Given material –
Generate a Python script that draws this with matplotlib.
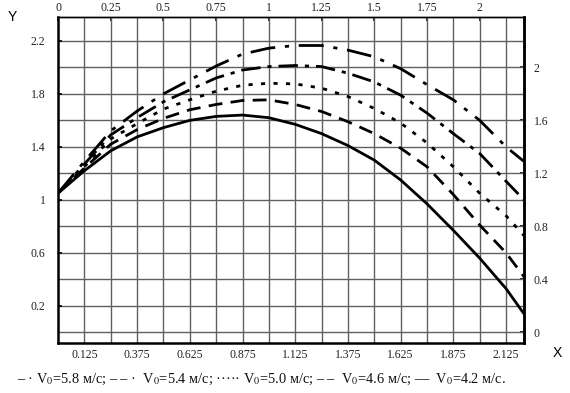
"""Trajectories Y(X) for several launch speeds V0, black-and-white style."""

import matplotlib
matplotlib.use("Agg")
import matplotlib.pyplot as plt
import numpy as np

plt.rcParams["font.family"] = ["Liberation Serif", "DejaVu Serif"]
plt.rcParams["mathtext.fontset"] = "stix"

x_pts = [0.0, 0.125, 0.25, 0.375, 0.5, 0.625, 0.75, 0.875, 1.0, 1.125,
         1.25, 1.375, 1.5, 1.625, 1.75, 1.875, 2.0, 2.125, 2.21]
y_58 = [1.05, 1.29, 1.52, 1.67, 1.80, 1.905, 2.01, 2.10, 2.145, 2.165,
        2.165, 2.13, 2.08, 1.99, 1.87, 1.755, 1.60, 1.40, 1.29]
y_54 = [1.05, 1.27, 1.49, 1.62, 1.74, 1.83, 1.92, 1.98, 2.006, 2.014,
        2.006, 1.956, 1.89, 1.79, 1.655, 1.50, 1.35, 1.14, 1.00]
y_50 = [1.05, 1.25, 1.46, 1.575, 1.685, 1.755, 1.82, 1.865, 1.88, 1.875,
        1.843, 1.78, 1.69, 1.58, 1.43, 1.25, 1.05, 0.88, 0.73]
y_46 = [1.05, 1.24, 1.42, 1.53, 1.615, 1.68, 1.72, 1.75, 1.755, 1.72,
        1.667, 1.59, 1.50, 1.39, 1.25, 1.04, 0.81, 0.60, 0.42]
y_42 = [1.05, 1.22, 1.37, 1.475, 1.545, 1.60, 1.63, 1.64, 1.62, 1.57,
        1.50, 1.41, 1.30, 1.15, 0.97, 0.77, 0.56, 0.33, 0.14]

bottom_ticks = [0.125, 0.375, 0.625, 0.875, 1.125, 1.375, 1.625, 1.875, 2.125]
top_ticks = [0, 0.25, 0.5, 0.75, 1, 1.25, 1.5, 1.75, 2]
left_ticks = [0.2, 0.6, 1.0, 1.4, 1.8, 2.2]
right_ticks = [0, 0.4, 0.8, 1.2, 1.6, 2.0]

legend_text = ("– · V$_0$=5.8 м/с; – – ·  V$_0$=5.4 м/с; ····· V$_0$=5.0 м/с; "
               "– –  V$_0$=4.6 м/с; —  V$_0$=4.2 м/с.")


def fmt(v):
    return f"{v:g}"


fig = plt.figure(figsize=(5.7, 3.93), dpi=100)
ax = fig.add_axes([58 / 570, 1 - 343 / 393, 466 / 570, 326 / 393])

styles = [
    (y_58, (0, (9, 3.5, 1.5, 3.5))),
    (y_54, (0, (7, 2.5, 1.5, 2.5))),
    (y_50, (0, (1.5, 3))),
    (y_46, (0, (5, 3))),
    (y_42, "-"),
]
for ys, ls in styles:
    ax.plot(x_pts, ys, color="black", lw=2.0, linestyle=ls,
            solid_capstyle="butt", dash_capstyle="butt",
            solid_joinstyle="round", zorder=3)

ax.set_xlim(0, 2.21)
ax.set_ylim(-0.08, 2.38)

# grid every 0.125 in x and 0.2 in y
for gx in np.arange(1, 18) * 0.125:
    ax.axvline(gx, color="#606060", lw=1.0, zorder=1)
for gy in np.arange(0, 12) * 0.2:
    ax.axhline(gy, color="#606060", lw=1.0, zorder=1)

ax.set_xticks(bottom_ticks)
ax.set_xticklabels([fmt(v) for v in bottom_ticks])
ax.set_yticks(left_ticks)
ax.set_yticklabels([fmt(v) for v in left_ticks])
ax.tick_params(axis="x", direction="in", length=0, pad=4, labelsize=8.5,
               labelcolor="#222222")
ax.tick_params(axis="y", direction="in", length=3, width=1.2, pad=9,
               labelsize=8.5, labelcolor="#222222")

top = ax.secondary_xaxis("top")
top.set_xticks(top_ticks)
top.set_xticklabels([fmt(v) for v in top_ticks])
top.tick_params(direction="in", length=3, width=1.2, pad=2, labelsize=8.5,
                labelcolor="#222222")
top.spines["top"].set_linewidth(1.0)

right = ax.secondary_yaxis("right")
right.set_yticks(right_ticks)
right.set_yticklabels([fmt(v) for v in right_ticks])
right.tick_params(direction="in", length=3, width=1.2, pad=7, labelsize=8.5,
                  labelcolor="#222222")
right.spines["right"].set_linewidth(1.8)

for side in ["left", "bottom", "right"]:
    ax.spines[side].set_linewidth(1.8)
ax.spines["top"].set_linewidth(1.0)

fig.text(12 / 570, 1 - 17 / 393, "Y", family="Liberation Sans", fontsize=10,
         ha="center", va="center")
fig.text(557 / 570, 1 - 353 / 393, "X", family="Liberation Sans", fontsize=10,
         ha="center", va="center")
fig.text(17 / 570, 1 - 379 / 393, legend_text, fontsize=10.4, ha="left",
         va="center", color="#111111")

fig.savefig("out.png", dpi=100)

To do –
Copy the whole of the material above exactly, but not its images.

Solved problem –
Generate a Python script that draws this with matplotlib.
"""Trajectories Y(X) for several launch speeds V0, black-and-white style."""

import matplotlib
matplotlib.use("Agg")
import matplotlib.pyplot as plt
import numpy as np

plt.rcParams["font.family"] = ["Liberation Serif", "DejaVu Serif"]
plt.rcParams["mathtext.fontset"] = "stix"

x_pts = [0.0, 0.125, 0.25, 0.375, 0.5, 0.625, 0.75, 0.875, 1.0, 1.125,
         1.25, 1.375, 1.5, 1.625, 1.75, 1.875, 2.0, 2.125, 2.21]
y_58 = [1.05, 1.29, 1.52, 1.67, 1.80, 1.905, 2.01, 2.10, 2.145, 2.165,
        2.165, 2.13, 2.08, 1.99, 1.87, 1.755, 1.60, 1.40, 1.29]
y_54 = [1.05, 1.27, 1.49, 1.62, 1.74, 1.83, 1.92, 1.98, 2.006, 2.014,
        2.006, 1.956, 1.89, 1.79, 1.655, 1.50, 1.35, 1.14, 1.00]
y_50 = [1.05, 1.25, 1.46, 1.575, 1.685, 1.755, 1.82, 1.865, 1.88, 1.875,
        1.843, 1.78, 1.69, 1.58, 1.43, 1.25, 1.05, 0.88, 0.73]
y_46 = [1.05, 1.24, 1.42, 1.53, 1.615, 1.68, 1.72, 1.75, 1.755, 1.72,
        1.667, 1.59, 1.50, 1.39, 1.25, 1.04, 0.81, 0.60, 0.42]
y_42 = [1.05, 1.22, 1.37, 1.475, 1.545, 1.60, 1.63, 1.64, 1.62, 1.57,
        1.50, 1.41, 1.30, 1.15, 0.97, 0.77, 0.56, 0.33, 0.14]

bottom_ticks = [0.125, 0.375, 0.625, 0.875, 1.125, 1.375, 1.625, 1.875, 2.125]
top_ticks = [0, 0.25, 0.5, 0.75, 1, 1.25, 1.5, 1.75, 2]
left_ticks = [0.2, 0.6, 1.0, 1.4, 1.8, 2.2]
right_ticks = [0, 0.4, 0.8, 1.2, 1.6, 2.0]

legend_text = ("– · V$_0$=5.8 м/с; – – ·  V$_0$=5.4 м/с; ····· V$_0$=5.0 м/с; "
               "– –  V$_0$=4.6 м/с; —  V$_0$=4.2 м/с.")


def fmt(v):
    return f"{v:g}"


fig = plt.figure(figsize=(5.7, 3.93), dpi=100)
ax = fig.add_axes([58 / 570, 1 - 343 / 393, 466 / 570, 326 / 393])

styles = [
    (y_58, (0, (9, 3.5, 1.5, 3.5))),
    (y_54, (0, (7, 2.5, 1.5, 2.5))),
    (y_50, (0, (1.5, 3))),
    (y_46, (0, (5, 3))),
    (y_42, "-"),
]
for ys, ls in styles:
    ax.plot(x_pts, ys, color="black", lw=2.0, linestyle=ls,
            solid_capstyle="butt", dash_capstyle="butt",
            solid_joinstyle="round", zorder=3)

ax.set_xlim(0, 2.21)
ax.set_ylim(-0.08, 2.38)

# grid every 0.125 in x and 0.2 in y
for gx in np.arange(1, 18) * 0.125:
    ax.axvline(gx, color="#606060", lw=1.0, zorder=1)
for gy in np.arange(0, 12) * 0.2:
    ax.axhline(gy, color="#606060", lw=1.0, zorder=1)

ax.set_xticks(bottom_ticks)
ax.set_xticklabels([fmt(v) for v in bottom_ticks])
ax.set_yticks(left_ticks)
ax.set_yticklabels([fmt(v) for v in left_ticks])
ax.tick_params(axis="x", direction="in", length=0, pad=4, labelsize=8.5,
               labelcolor="#222222")
ax.tick_params(axis="y", direction="in", length=3, width=1.2, pad=9,
               labelsize=8.5, labelcolor="#222222")

top = ax.secondary_xaxis("top")
top.set_xticks(top_ticks)
top.set_xticklabels([fmt(v) for v in top_ticks])
top.tick_params(direction="in", length=3, width=1.2, pad=2, labelsize=8.5,
                labelcolor="#222222")
top.spines["top"].set_linewidth(1.0)

right = ax.secondary_yaxis("right")
right.set_yticks(right_ticks)
right.set_yticklabels([fmt(v) for v in right_ticks])
right.tick_params(direction="in", length=3, width=1.2, pad=7, labelsize=8.5,
                  labelcolor="#222222")
right.spines["right"].set_linewidth(1.8)

for side in ["left", "bottom", "right"]:
    ax.spines[side].set_linewidth(1.8)
ax.spines["top"].set_linewidth(1.0)

fig.text(12 / 570, 1 - 17 / 393, "Y", family="Liberation Sans", fontsize=10,
         ha="center", va="center")
fig.text(557 / 570, 1 - 353 / 393, "X", family="Liberation Sans", fontsize=10,
         ha="center", va="center")
fig.text(17 / 570, 1 - 379 / 393, legend_text, fontsize=10.4, ha="left",
         va="center", color="#111111")

fig.savefig("out.png", dpi=100)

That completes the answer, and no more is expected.